The Training Workshop, funded by Facebook, is designed to provide specialized training targeted to law enforcement agencies as well as other key missing children stakeholder organizations and individuals. ICMEC, HTCC and Facebook personnel will lead and facilitate the two and a half day training workshop. The training will be geared toward strategies and solutions for the growing problem of missing and abducted children in Jamaica and the Caribbean. The Office of the Children’s Registry (OCR), with responsibility for the Ananda Alert, will be one of the main participants in the Workshop.
According to Ambassador Maura Harty, ret., President & CEO of ICMEC, “The training provides an extraordinary opportunity to support Jamaica’s response to missing children and to bring the Facebook AMBER Alert program to the country, which will strengthen the existing Ananda Alert in the hopes of locating missing children more quickly.”

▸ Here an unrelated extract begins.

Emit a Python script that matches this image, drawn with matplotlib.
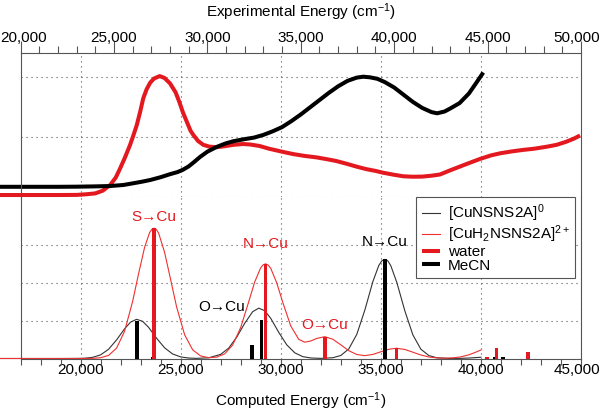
import matplotlib
matplotlib.use("Agg")
import matplotlib.pyplot as plt
from matplotlib.ticker import MultipleLocator, StrMethodFormatter
from matplotlib.transforms import ScaledTranslation

plt.rcParams["font.family"] = ["Liberation Sans", "DejaVu Sans"]
plt.rcParams["mathtext.default"] = "regular"

# experimental spectra (top axis, cm-1) -- absorbance in grid units
mecn_E = [18900, 20000, 21000, 22000, 23000, 24000, 24800, 25500, 26000, 26500,
          26940, 27500, 28000, 28400, 28700, 29000, 29300, 29600, 30000, 30500,
          31000, 31400, 32000, 32500, 33000, 33500, 34000, 34500, 35000, 35500,
          36000, 36500, 37000, 37500, 38000, 38350, 38700, 39100, 39500, 40000,
          40500, 41000, 41500, 42000, 42300, 42700, 43000, 43500, 44000, 44400,
          44770]
mecn_A = [0.165, 0.165, 0.165, 0.165, 0.167, 0.172, 0.178, 0.195, 0.222, 0.25,
          0.278, 0.325, 0.375, 0.41, 0.45, 0.505, 0.58, 0.66, 0.75, 0.83,
          0.89, 0.925, 0.96, 0.985, 1.03, 1.09, 1.16, 1.26, 1.37, 1.49,
          1.61, 1.73, 1.84, 1.93, 1.985, 2.0, 1.99, 1.965, 1.91, 1.82,
          1.70, 1.58, 1.48, 1.41, 1.39, 1.42, 1.47, 1.56, 1.72, 1.90,
          2.07]

water_E = [18900, 20000, 22000, 23000, 23500, 24000, 24400, 24800, 25100, 25330,
           25600, 25860, 26050, 26220, 26400, 26570, 26750, 26940, 27150, 27450,
           27700, 28000, 28300, 28500, 28700, 28900, 29100, 29250, 29500, 29780,
           30100, 30500, 30900, 31400, 31900, 32300, 32800, 33300, 34000, 34600,
           35200, 35850, 36400, 36900, 37500, 38000, 38500, 39000, 39400, 40000,
           40500, 41000, 41500, 42000, 42450, 43000, 43500, 44000, 44600, 45200,
           45700, 46300, 46900, 47500, 48200, 48700, 49200, 49600, 49950]
water_A = [0.028, 0.028, 0.028, 0.03, 0.04, 0.055, 0.10, 0.195, 0.32, 0.47,
           0.66, 0.86, 1.03, 1.19, 1.41, 1.64, 1.79, 1.90, 1.97, 2.01,
           1.98, 1.89, 1.74, 1.58, 1.40, 1.25, 1.10, 1.03, 0.93, 0.865,
           0.835, 0.825, 0.84, 0.865, 0.878, 0.87, 0.845, 0.80, 0.75, 0.71,
           0.68, 0.655, 0.625, 0.595, 0.545, 0.50, 0.46, 0.43, 0.40, 0.365,
           0.34, 0.333, 0.335, 0.35, 0.37, 0.44, 0.50, 0.56, 0.63, 0.69,
           0.725, 0.755, 0.78, 0.80, 0.835, 0.865, 0.915, 0.965, 1.02]

# computed spectra (bottom axis, cm-1)
neu_E = [16000, 19000, 19800, 20200, 20600, 21000, 21400, 21800, 22200, 22500,
         22800, 23100, 23400, 23800, 24200, 24600, 25000, 25400, 25800, 26400,
         27000, 27400, 27800, 28200, 28600, 28900, 29200, 29500, 29900, 30300,
         30700, 31100, 31500, 32000, 32600, 33000, 33400, 33800, 34200, 34600,
         34900, 35050, 35200, 35350, 35500, 35800, 36200, 36600, 37000, 37400,
         37800, 38400, 39000, 39500, 40000]
neu_f = [0, 0, 0.002, 0.007, 0.030, 0.095, 0.243, 0.489, 0.782, 0.958,
         1.031, 0.979, 0.819, 0.533, 0.280, 0.119, 0.042, 0.012, 0.004, 0.018,
         0.109, 0.274, 0.561, 0.926, 1.233, 1.325, 1.258, 1.058, 0.689, 0.360,
         0.150, 0.049, 0.014, 0.003, 0.020, 0.079, 0.252, 0.636, 1.272, 2.019,
         2.450, 2.57, 2.610, 2.57, 2.440, 2.001, 1.254, 0.623, 0.245, 0.077,
         0.019, 0.002, 0.004, 0.015, 0.033]

dic_E = [16000, 19000, 20000, 20600, 21000, 21400, 21800, 22200, 22600, 22900,
         23200, 23450, 23560, 23670, 23780, 23900, 24200, 24500, 24800, 25200,
         25600, 26000, 26400, 26800, 27200, 27600, 28000, 28400, 28700, 29000,
         29120, 29240, 29370, 29500, 29800, 30100, 30500, 30900, 31200, 31500,
         31800, 32200, 32600, 33000, 33400, 33800, 34200, 34600, 35000, 35400,
         35780, 36200, 36600, 37000, 37400, 37800, 38200, 38600, 39000, 39400,
         39700, 40000]
dic_f = [0, 0, 0.0002, 0.004, 0.020, 0.082, 0.273, 0.718, 1.499, 2.236,
         2.926, 3.314, 3.40, 3.43, 3.40, 3.30, 2.79, 2.076, 1.354, 0.624,
         0.228, 0.067, 0.022, 0.036, 0.122, 0.354, 0.816, 1.492, 2.015, 2.388,
         2.464, 2.491, 2.46, 2.374, 1.992, 1.479, 0.857, 0.504, 0.429, 0.461,
         0.528, 0.574, 0.507, 0.36, 0.205, 0.105, 0.075, 0.107, 0.176, 0.243,
         0.27, 0.238, 0.166, 0.092, 0.040, 0.015, 0.008, 0.016, 0.043, 0.097,
         0.157, 0.223]

# oscillator strengths (sticks)
neu_stick_E = [22800, 23600, 28570, 29040, 35200, 40700, 41120]
neu_stick_f = [1.0, 0.05, 0.355, 1.01, 2.61, 0.03, 0.03]
dic_stick_E = [23670, 29240, 32200, 35780, 40300, 40770, 42350]
dic_stick_f = [3.43, 2.49, 0.57, 0.27, 0.05, 0.27, 0.16]

# band labels: (text, x, y, colour)
labels = [("S→Cu", 23670, 3.73, "red"), ("N→Cu", 29240, 3.01, "red"),
          ("O→Cu", 27050, 1.35, "black"), ("O→Cu", 32200, 0.88, "red"),
          ("N→Cu", 35200, 3.07, "black")]

RED = "#e3191f"
FRAME = "#555555"
GRID = dict(color="#555555", linestyle=(0, (1, 3.5)), linewidth=0.8)

W, H = 600, 411


def box(x0, y0, x1, y1):
    """pixel box (top-left origin) -> figure fraction rect"""
    return [x0 / W, 1 - y1 / H, (x1 - x0) / W, (y1 - y0) / H]


fig = plt.figure(figsize=(6, 4.11), dpi=100)
ax_top = fig.add_axes(box(20.5, 53, 581, 197))
ax_bot = fig.add_axes(box(20.5, 197, 581, 358.5))

# --- top panel: grid on the computed scale, data on the experimental scale
ax_top.set_xlim(17000, 45000)
ax_top.set_ylim(-0.005, 2.395)
ax_top.set_xticks([20000, 25000, 30000, 35000, 40000])
ax_top.set_yticks([0, 1, 2])
ax_top.grid(True, **GRID)
ax_top.tick_params(bottom=False, left=False, labelbottom=False, labelleft=False)
for s in ax_top.spines.values():
    s.set_visible(False)

ax_exp = ax_top.twiny()
ax_exp.set_xlim(20000, 50000)
ax_exp.xaxis.set_major_locator(MultipleLocator(5000))
ax_exp.xaxis.set_minor_locator(MultipleLocator(1000))
ax_exp.xaxis.set_major_formatter(StrMethodFormatter("{x:,.0f}"))
ax_exp.tick_params(which="major", direction="out", length=9, width=0.8, color=FRAME,
                   labelsize=11, pad=-3)
ax_exp.tick_params(which="minor", direction="out", length=5, width=0.8, color=FRAME)
for name, s in ax_exp.spines.items():
    s.set_color(FRAME)
    s.set_linewidth(0.8)
ax_exp.spines["bottom"].set_visible(False)
ax_exp.set_xlabel("Experimental Energy (cm$^{-1}$)", fontsize=11, va="center")
ax_exp.xaxis.set_label_coords(0.5, 1 + (53 - 12) / 144)

l_water, = ax_exp.plot(water_E, water_A, color=RED, lw=2.9, clip_on=False,
                       solid_capstyle="butt", label="water")
l_mecn, = ax_exp.plot(mecn_E, mecn_A, color="black", lw=2.9, clip_on=False,
                      solid_capstyle="butt", label="MeCN")

# --- bottom panel: computed spectra
ax_bot.set_xlim(17000, 45000)
ax_bot.set_ylim(0, 4.25)
ax_bot.xaxis.set_major_locator(MultipleLocator(5000))
ax_bot.xaxis.set_minor_locator(MultipleLocator(1000))
ax_bot.xaxis.set_major_formatter(StrMethodFormatter("{x:,.0f}"))
ax_bot.set_yticks([1, 2, 3])
ax_bot.grid(True, **GRID)
ax_bot.tick_params(left=False, labelleft=False)
ax_bot.tick_params(axis="x", which="major", direction="out", length=6, width=0.8,
                   color=FRAME, labelsize=11, pad=-2.5)
ax_bot.tick_params(axis="x", which="minor", direction="out", length=4, width=0.8,
                   color=FRAME)
for s in ax_bot.spines.values():
    s.set_color(FRAME)
    s.set_linewidth(0.8)
ax_bot.spines["top"].set_visible(False)
ax_bot.set_xlabel("Computed Energy (cm$^{-1}$)", fontsize=11, labelpad=9.5)

l_neu, = ax_bot.plot(neu_E, neu_f, color="#333333", lw=0.8, clip_on=False,
                     label="[CuNSNS2A]$^0$")
l_dic, = ax_bot.plot(dic_E, dic_f, color="#ee3030", lw=0.8, clip_on=False,
                     label="[CuH$_2$NSNS2A]$^{2+}$")
ax_bot.bar(neu_stick_E, neu_stick_f, width=190, color="black", zorder=3)
ax_bot.bar(dic_stick_E, dic_stick_f, width=180, color=RED, zorder=4)

for txt, x, y, c in labels:
    ax_bot.text(x, y, txt, color=RED if c == "red" else "black", fontsize=11,
                ha="center", va="center", zorder=5)

leg = ax_bot.legend(handles=[l_neu, l_dic, l_water, l_mecn], loc="upper right",
                    bbox_to_anchor=(0.99, 1.0), fontsize=11, fancybox=False,
                    edgecolor=FRAME, framealpha=1, borderaxespad=0,
                    handlelength=1.2, handletextpad=0.5, labelspacing=-0.02,
                    borderpad=0.35)
leg.get_frame().set_linewidth(0.8)
leg.set_zorder(10)

# keep the outermost tick labels inside the picture
fig.canvas.draw()


def nudge(axis, value, dx_px):
    for t in axis.get_major_ticks():
        if abs(t.get_loc() - value) < 1:
            for lbl in (t.label1, t.label2):
                lbl.set_transform(lbl.get_transform()
                                  + ScaledTranslation(dx_px / 100, 0, fig.dpi_scale_trans))


nudge(ax_exp.xaxis, 20000, 3)
nudge(ax_exp.xaxis, 50000, -4.5)
nudge(ax_bot.xaxis, 45000, -4.5)

fig.savefig("out.png", dpi=100)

“We are grateful to be a part of this important initiative”, explains Betty Ann Blaine, Founder of HTCC. “We are even more delighted that this type of activity will be taking place in Child Month when Jamaica pays particular attention to the issues and concerns facing our children. The problem of missing children is now at crisis proportions in our country, so that any help we can get to address the problem is now paramount.”